Ann Molly Paul

Scraping Web Content

April 2, 2015

Today, I got to work with a friend to use Python libraries to scrape data from a Pokemon website [http://bulbapedia.bulbagarden.net/wiki/]. Since there's a lot of data and numbers associated with it, I thought it'd be fun to look into and explore. [Disclaimer: I do not play Pokemon and the most I know is that Pikachu is a very famous(?) Pokemon]

The python packages needed are: lxml for HTML parsing and urllib to access the url as a HTML response.

url = {url_name} response = urllib.urlopen(url) data = response.read() tree = html.fromstring(data)

Essentially, we need to access the DOM element from which we want to scrap data using the xpath that leads to it. So if you've ever stumbled upon this path,

Right click web-page -> Inspect Element -> Right on the HTML for the element you are searching, you'll notice an option called ->'Copy Xpath'.

Unfortunately, it won't work in some cases where the content you are searching for is in within a table tag.On inspecting the xpath, I noticed the tbody tag, which are tags inserted by the browser when not specified in the source code. So, I had to restructure the path, removing the tbody tags.

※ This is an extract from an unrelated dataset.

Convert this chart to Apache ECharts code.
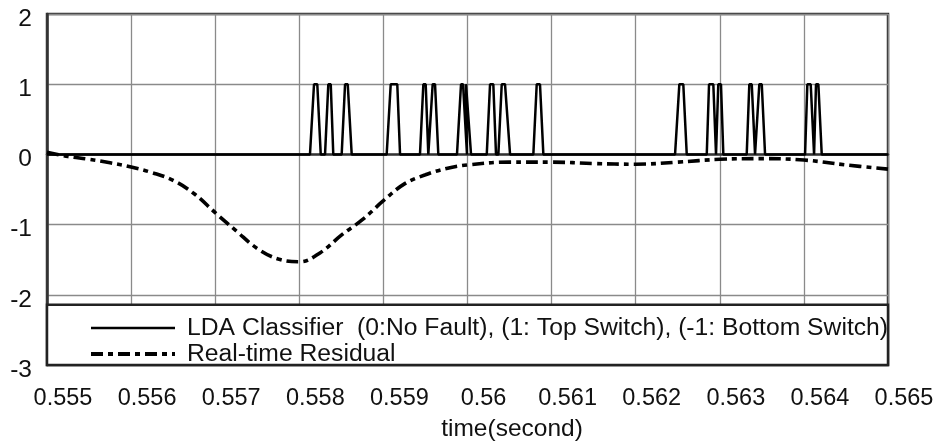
<!DOCTYPE html>
<html>
<head>
<meta charset="utf-8">
<script src="https://cdn.jsdelivr.net/npm/echarts@6/dist/echarts.min.js"></script>
<style>
html,body{margin:0;padding:0;background:#fff;}
#chart{width:937px;height:447px;}
</style>
</head>
<body>
<div id="chart"></div>
<script>
// ---- data ----
var seriesNames = ['LDA Classifier  (0:No Fault), (1: Top Switch), (-1: Bottom Switch)', 'Real-time Residual'];
var xTickLabels = ['0.555','0.556','0.557','0.558','0.559','0.56','0.561','0.562','0.563','0.564','0.565'];
var yTickLabels = ['-3','-2','-1','0','1','2'];
var xAxisTitle = 'time(second)';

var classTime = [
  0.555,
  0.558127,0.558175,0.558214,0.558255,
  0.558306,0.558345,0.558374,0.558404,
  0.558504,0.558544,0.558576,0.558623,
  0.559039,0.559087,0.559165,0.559198,
  0.559435,0.559475,0.559503,0.559534,
  0.559554,0.559586,0.559614,0.559653,
  0.559875,0.559923,0.559947,0.559994,0.559982,0.560042,
  0.560229,0.560268,0.560307,0.560339,
  0.560367,0.560407,0.560446,0.560506,
  0.560783,0.560823,0.560862,0.560902,
  0.562468,0.562519,0.562566,0.562607,
  0.562845,0.562872,0.562923,0.562955,
  0.562982,0.563014,0.563042,
  0.563320,0.563351,0.563380,0.563419,
  0.563439,0.563470,0.563499,0.563538,
  0.564014,0.564041,0.564081,0.564121,
  0.564144,0.564172,0.564212,
  0.565
];
var classValue = [
  0,
  0,1,1,0,
  0,1,1,0,
  0,1,1,0,
  0,1,1,0,
  0,1,1,0,
  0,1,1,0,
  0,1,1,0,1,0,
  0,1,1,0,
  0,1,1,0,
  0,1,1,0,
  0,1,1,0,
  0,1,1,0,
  1,1,0,
  0,1,1,0,
  0,1,1,0,
  0,1,1,0,
  1,1,0,
  0
];

var residualTime = [
  0.55500,0.55525,0.55550,0.55575,0.55600,0.55625,0.55650,0.55675,
  0.55700,0.55725,0.55750,0.55775,0.55800,0.55825,0.55850,0.55875,
  0.55900,0.55925,0.55950,0.55975,0.56000,0.56050,0.56100,0.56150,
  0.56200,0.56250,0.56300,0.56350,0.56400,0.56450,0.56500
];
var residualValue = [
  0.03,-0.03,-0.07,-0.12,-0.18,-0.26,-0.37,-0.56,
  -0.83,-1.09,-1.34,-1.49,-1.53,-1.40,-1.15,-0.93,
  -0.66,-0.42,-0.29,-0.20,-0.15,-0.11,-0.11,-0.13,
  -0.14,-0.11,-0.07,-0.06,-0.08,-0.15,-0.21
];

// ---- build ----
function pairs(xs, ys){ return xs.map(function(x,i){ return [x, ys[i]]; }); }
var FONT = '"Liberation Sans", Arial, sans-serif';

var chart = echarts.init(document.getElementById('chart'), null, {renderer:'canvas'});
var option = {
  animation: false,
  backgroundColor: '#fff',
  grid: {left: 47, right: 49, top: 14, bottom: 78, show: true, borderColor: '#333', borderWidth: 2.5, backgroundColor: 'transparent'},
  xAxis: {
    type: 'value', min: 0.555, max: 0.565, interval: 0.001,
    name: xAxisTitle, nameLocation: 'middle', nameGap: 52,
    nameTextStyle: {fontFamily: FONT, fontSize: 24.5, color: '#111', padding: [0,0,0,89]},
    axisLine: {show: true, lineStyle: {color: '#333', width: 2.5}},
    axisTick: {show: false},
    splitLine: {show: true, lineStyle: {color: '#8a8a8a', width: 1.3}},
    axisLabel: {
      fontFamily: FONT, fontSize: 23.5, color: '#111', margin: 22, padding: [0,0,0,32],
      formatter: function(v){ return xTickLabels[Math.round((v - 0.555) / 0.001)] || ''; }
    }
  },
  yAxis: {
    type: 'value', min: -3, max: 2, interval: 1,
    axisLine: {show: true, lineStyle: {color: '#333', width: 2.5}},
    axisTick: {show: false},
    splitLine: {show: true, lineStyle: {color: '#8a8a8a', width: 1.3}},
    axisLabel: {
      fontFamily: FONT, fontSize: 24.5, color: '#111', margin: 15,
      verticalAlign: 'top', lineHeight: 24, padding: [-7,0,0,0],
      formatter: function(v){ return yTickLabels[Math.round(v + 3)]; }
    }
  },
  legend: {
    orient: 'vertical', left: 89, top: 315, itemWidth: 84, itemHeight: 14, itemGap: 0,
    padding: 0,
    itemStyle: {opacity: 0},
    textStyle: {fontFamily: FONT, fontSize: 24.7, color: '#111', lineHeight: 24, padding: [2,0,0,7]},
    data: [
      {name: seriesNames[0], itemStyle: {opacity: 0}, lineStyle: {color: '#000', width: 2.5, type: 'solid'}},
      {name: seriesNames[1], itemStyle: {opacity: 0}, lineStyle: {color: '#000', width: 4, type: [12, 5, 5, 5]}}
    ],
    z: 10
  },
  series: [
    {
      name: seriesNames[0], type: 'line', symbol: 'none', z: 3,
      lineStyle: {color: '#000', width: 2.5},
      itemStyle: {color: '#000'},
      data: pairs(classTime, classValue)
    },
    {
      name: seriesNames[1], type: 'line', symbol: 'none', smooth: 0.4, z: 4,
      lineStyle: {color: '#000', width: 3.6, type: [12, 5, 5, 5]},
      itemStyle: {color: '#000'},
      data: pairs(residualTime, residualValue)
    }
  ]
};
chart.setOption(option);

// legend box drawn across the lower part of the plot
var p0 = chart.convertToPixel({gridIndex: 0}, [0.555, -2.14]);
var p1 = chart.convertToPixel({gridIndex: 0}, [0.565, -3]);
chart.setOption({
  graphic: [{
    type: 'rect', z: 8, zlevel: 0,
    shape: {x: p0[0], y: p0[1], width: p1[0] - p0[0], height: p1[1] - p0[1]},
    style: {fill: '#fff', stroke: '#222', lineWidth: 2.5}
  }]
});
</script>
</body>
</html>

Here's the xpath information for accessing a span element whose id is "By_leveling_up", going up to the parent node, accessing a sibling node and then traversing down 2 nested tables using indexes and accessing the content from the td element at index "13" for all the tr elements in that table.

 tree.xpath('//span[@id="By_leveling_up"]/../following-sibling::table[1]/
     tr[2]/td[1]/table[1]/tr/td[13]/a/span/text()')